April 25, 2012

...Learn TDD with Codemanship

Entrepreneurial Programming - The Sixty Four Challenge

All this talk about "lean start-ups" and "bacon entrepreneurs" (or whatever... TBH, I wasn't really paying attention) has got me thinking...

It seems that a little experiment, in the form of a challenge, might be in order. Many people - including people who should know better - continue to assert that quality and getting something to market quickly are a trade-off. It's the old "quick and dirty" school of thought.

If quick-and-dirty is the best short-term solution, then it stands to reason that in a short-term endevour, quick-and-dirty would give you an advantage over Clean Code.

I'm not at all convinced that it would. All the evidence I've seen suggests that the opposite is true.

But I'm not here to tell you ghost stories. How could we put it to the test? Asking a sample of people to start a real tech business and run it in a certain way just for an experiment doesn't seem reasonable. We've all got better things to do with our time. Well, maybe.
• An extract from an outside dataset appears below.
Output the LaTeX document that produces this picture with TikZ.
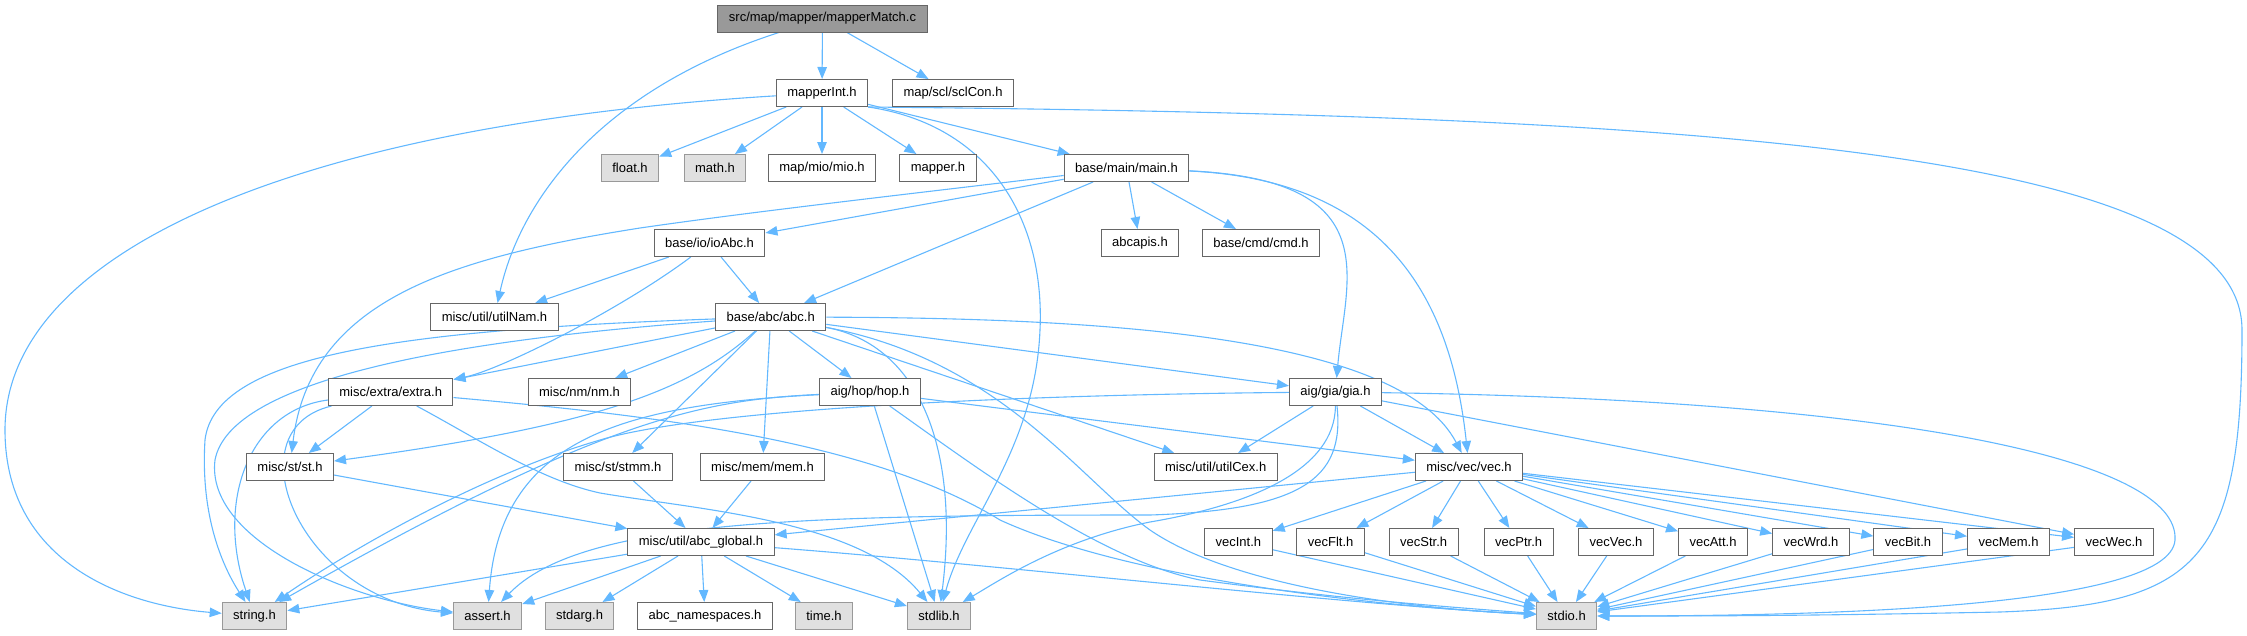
\documentclass[tikz,border=0pt]{standalone}
\usepackage{fontspec}
\setmainfont{Liberation Sans}
\usepackage{tikz}
\usetikzlibrary{arrows.meta}
\usetikzlibrary{backgrounds}
\usepackage{xcolor}
\definecolor{edgeblue}{HTML}{63B8FF}
\definecolor{boxline}{HTML}{666666}
\definecolor{sysline}{HTML}{999999}
\definecolor{sysfill}{HTML}{E0E0E0}
\definecolor{rootfill}{HTML}{999999}

\begin{document}
\begin{tikzpicture}[x = 1pt, y = -1pt,
    file/.style = {draw = boxline, line width = 1pt, fill = white, minimum height = 27pt,
        inner xsep = 11pt, inner ysep = 0pt, font = \fontsize{13}{15}\selectfont},
    sysfile/.style = {file, draw = sysline, fill = sysfill},
    rootfile/.style = {file, fill = rootfill},
    inc/.style = {draw = edgeblue, line width = 1.1pt, -{Triangle[length = 12pt, width = 9.5pt]}}]
    \useasboundingbox (0,0) rectangle (2247,635);

    \node[rootfile] (mm) at (822.5,18.5) {src/map/mapper/mapperMatch.c};
    \node[file] (mInt) at (822,93) {mapperInt.h};
    \node[file] (scl) at (953,93) {map/scl/sclCon.h};

    \node[sysfile] (float) at (630,168) {float.h};
    \node[sysfile] (math) at (715,168) {math.h};
    \node[file] (mio) at (822,168) {map/mio/mio.h};
    \node[file] (mapper) at (938,168) {mapper.h};
    \node[file] (main) at (1126.5,168) {base/main/main.h};

    \node[file] (ioAbc) at (709.5,243) {base/io/ioAbc.h};
    \node[file] (abcapis) at (1140,243) {abcapis.h};
    \node[file] (cmd) at (1261,243) {base/cmd/cmd.h};

    \node[file] (utilNam) at (494.5,317) {misc/util/utilNam.h};
    \node[file] (abc) at (770.7,317) {base/abc/abc.h};

    \node[file] (extra) at (390.7,392) {misc/extra/extra.h};
    \node[file] (nm) at (579.5,392) {misc/nm/nm.h};
    \node[file] (hop) at (870,392) {aig/hop/hop.h};
    \node[file] (gia) at (1335.5,392) {aig/gia/gia.h};

    \node[file] (st) at (290,467) {misc/st/st.h};
    \node[file] (stmm) at (618,467) {misc/st/stmm.h};
    \node[file] (mem) at (762.5,467) {misc/mem/mem.h};
    \node[file] (utilCex) at (1215.7,467) {misc/util/utilCex.h};
    \node[file] (vec) at (1469,467) {misc/vec/vec.h};

    \node[file] (glob) at (701,542) {misc/util/abc\_global.h};
    \foreach \name/\xpos in {vecInt/1238.4, vecFlt/1330.6, vecStr/1423.6, vecPtr/1518.6, vecVec/1616,
        vecAtt/1713, vecWrd/1811, vecBit/1908, vecMem/2008.5, vecWec/2114}
        \node[file] (\name) at (\xpos,542) {\name.h};

    \node[sysfile] (string) at (254.5,616) {string.h};
    \node[sysfile] (assert) at (487.6,616) {assert.h};
    \node[sysfile] (stdarg) at (579.5,616) {stdarg.h};
    \node[file] (ns) at (705,616) {abc\_namespaces.h};
    \node[sysfile] (time) at (824,616) {time.h};
    \node[sysfile] (stdlib) at (939,616) {stdlib.h};
    \node[sysfile] (stdio) at (1566.6,616) {stdio.h};

    \begin{scope}[on background layer]
        % mapperMatch.c
        \draw[inc] (mm) -- (mInt);
        \draw[inc] (mm) -- (scl);
        \draw[inc] (mm) .. controls (600,90) and (520,200) .. (utilNam);

        % mapperInt.h
        \draw[inc] (mInt) .. controls (300,125) and (5,250) .. (5,430) .. controls (5,560) and (120,605) .. (string);
        \foreach \t in {float,math,mio,mapper,main}
            \draw[inc] (mInt) -- (\t);
        \draw[inc] (mInt.south east) .. controls (990,125) and (1045,220) .. (1040,330) .. controls (1035,450) and (965,520) .. (stdlib);
        \draw[inc] (mInt.south east) .. controls (1700,115) and (2242,150) .. (2242,330)
            .. controls (2242,560) and (2200,605) .. (2000,612) .. controls (1800,616) and (1700,616) .. (stdio);

        % main.h
        \draw[inc] (main) .. controls (900,195) and (750,212) .. (640,228) .. controls (450,258) and (310,300) .. (st);
        \foreach \t in {ioAbc,abc,abcapis,cmd}
            \draw[inc] (main) -- (\t);
        \draw[inc] (main) .. controls (1390,180) and (1345,280) .. (gia);
        \draw[inc] (main) .. controls (1380,180) and (1450,290) .. (vec);

        % ioAbc.h
        \draw[inc] (ioAbc) -- (utilNam);
        \draw[inc] (ioAbc) -- (abc);
        \draw[inc] (ioAbc) .. controls (620,310) and (500,370) .. (extra);

        % abc.h
        \draw[inc] (abc) .. controls (400,330) and (215,355) .. (205,440) .. controls (200,520) and (225,570) .. (string);
        \draw[inc] (abc) .. controls (450,340) and (230,380) .. (215,460) .. controls (205,540) and (350,600) .. (assert);
        \foreach \t in {extra,nm,hop,stmm,mem,gia,utilCex}
            \draw[inc] (abc) -- (\t);
        \draw[inc] (abc) .. controls (690,390) and (600,425) .. (st);
        \draw[inc] (abc) .. controls (920,345) and (960,450) .. (stdlib);
        \draw[inc] (abc) .. controls (1000,360) and (1080,480) .. (1150,530) .. controls (1230,585) and (1400,608) .. (stdio);
        \draw[inc] (abc) .. controls (1100,318) and (1400,335) .. (vec);

        % hop.h
        \draw[inc] (hop) .. controls (700,400) and (600,420) .. (string);
        \draw[inc] (hop) .. controls (620,405) and (500,440) .. (assert);
        \draw[inc] (hop) -- (vec);
        \draw[inc] (hop) -- (stdlib);
        \draw[inc] (hop) .. controls (980,470) and (1100,560) .. (1200,580) .. controls (1350,600) and (1450,607) .. (stdio);

        % extra.h
        \draw[inc] (extra) .. controls (250,410) and (215,500) .. (string);
        \draw[inc] (extra) .. controls (230,430) and (300,600) .. (assert);
        \draw[inc] (extra) -- (st);
        \draw[inc] (extra) .. controls (480,440) and (540,480) .. (600,493) .. controls (700,510) and (860,520) .. (stdlib);
        \draw[inc] (extra) .. controls (650,415) and (870,440) .. (1000,520) .. controls (1120,575) and (1350,605) .. (stdio);

        % st.h, stmm.h, mem.h
        \foreach \s in {st,stmm,mem}
            \draw[inc] (\s) -- (glob);

        % abc_global.h
        \foreach \t in {string,assert,stdarg,ns,time,stdlib}
            \draw[inc] (glob) -- (\t);
        \draw[inc] (glob) .. controls (1000,565) and (1350,605) .. (stdio);

        % gia.h
        \draw[inc] (gia) -- (utilCex);
        \draw[inc] (gia) -- (vec);
        \draw[inc] (gia) -- (vecWec);
        \draw[inc] (gia) .. controls (1900,400) and (2180,460) .. (2175,540) .. controls (2170,610) and (1800,616) .. (stdio);
        \draw[inc] (gia) .. controls (1000,395) and (700,410) .. (600,440) .. controls (480,475) and (350,550) .. (string);
        \draw[inc] (gia) .. controls (1345,480) and (1300,510) .. (1150,515) .. controls (800,515) and (580,520) .. (assert);
        \draw[inc] (gia) .. controls (1335,470) and (1250,505) .. (1150,522) .. controls (1060,540) and (1000,580) .. (stdlib);

        % vec.h
        \draw[inc] (vec) -- (glob);
        \foreach \name in {vecInt,vecFlt,vecStr,vecPtr,vecVec,vecAtt,vecWrd,vecBit,vecMem,vecWec} {
            \draw[inc] (vec) -- (\name);
            \draw[inc] (\name) -- (stdio);
        }
    \end{scope}
\end{tikzpicture}
\end{document}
But, for a big enough sample, it might be worth investing a chunk of time to answer this question - along with potentially lots of other questions about what is the least we can do to start a successful tech business?

Here's a rough outline of an experiment in entrepreneurial programming I've been kicking around. I'll be interested to know what folk think.

This experiment would be called THE SIXTY FOUR CHALLENGE:

We would create an artificial tech business economy. 64,000 people will be given 64 tokens to spend on tech products and services created by one or more of 64 "tech businesses".

Each tech business is a team of people who get together to create a product or service out of software (e.g., a web or smartphone app).

Each team has no more than 64 person-days (64 x 8 hours) to design, build, sell and support their product or service.

The challenge lasts 64 days from a standing start to the final reckoning. At the end of those 64 days, we would tot up how much money (tokens) each startup has made from our artificial market.

Each start-up has a seed fund of 64 tokens, which they can use to buy things like hosting and professional services from other start-ups (at a negotiated value in tokens/hour or day - so a team made up entirely of web designers could potentially win just by doing web design for other teams, which many would argue is what the web is anyway). Hours worked for other teams would not count against the maximum 64 hours alotted to your team.

We would create special payment gateways and other tools for processing token payments and exchanging tokens between teams, sitting behind which would be an artificial bank that holds all of these accounts and provides transparency to the whole endevour.

You can change - and even completely re-write - the code as many times as you like over the 64 days.

At the end, the final accounts would be totted up and also the source code would be evaluated, and we'd see whether cleaner code = slower start-up. My guess is we would see no clear correlation, and that taking care over code quality would not be a significant disadvantage.

What do you reckon? Answers on a postcard, please.